The Finance Ministry’s tender of €0.5 billion one-year euro-denominated T-bills is likely to produce a yield of 4%, according to the estimates of Vlad Muscalu, economist at ING Bank Romania.
The Ministry of Finance is tendering today €500 million one-year treasury bills following to use the amount drawn from the commercial banks to finance the budget deficit and refinance public debt.
“The Ministry of Finance tenders today €0.5bn 1Y euro-denominated T-bills. A yield level of around 4% seems likely and the tapped amount might exceed the intended one given the recent preference for extending loans to the public sector and as the latest decision to ease hard currency reserve requirements has freed an estimated €1.4bn”, ING said in a report.
The postponement of the disbursement of the third trance under the aid deal with International Monetary Fund has forced the central bank to cut the required reserve ratio for Fx-denominated liabilities to 25% from 30% to “meet the governmental sector’s financing needs”.

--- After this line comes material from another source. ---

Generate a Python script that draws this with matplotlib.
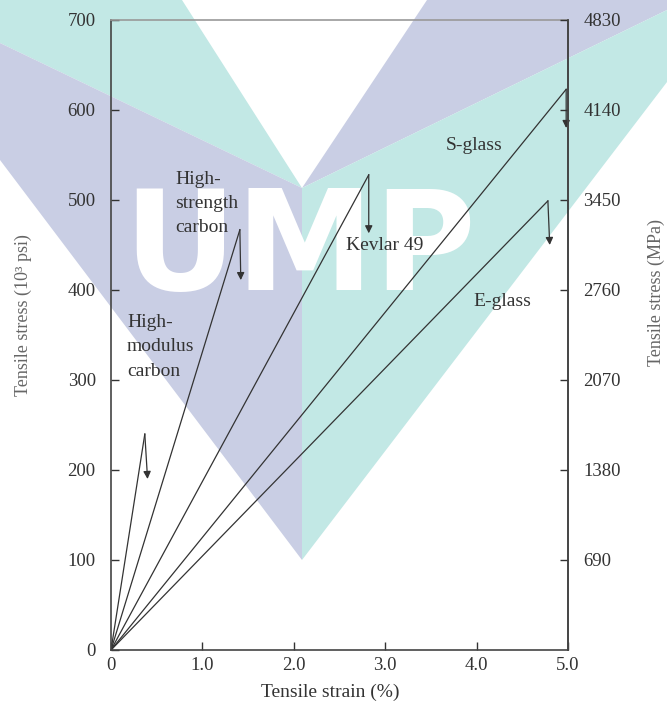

Sources in the National Bank of Romania said the move had freed up €1-1.2 billion.
This is the third tender organized by the Romanian state this year, and the amount it will obtain could be double than the one announced. The first tender euro-denominated T-bills tender took place on August 14 , when the Ministry of Finance placed through public subscription four-year euro-denominated T-bonds of €447 million , 49% above the initially announced level, at an annual rate of 5.25%.
Gheorghe Pogea, Caretaker Finance Minister, said recently that ten-month consolidated budget deficit widened to 5.2% of the Gross Domestic Product.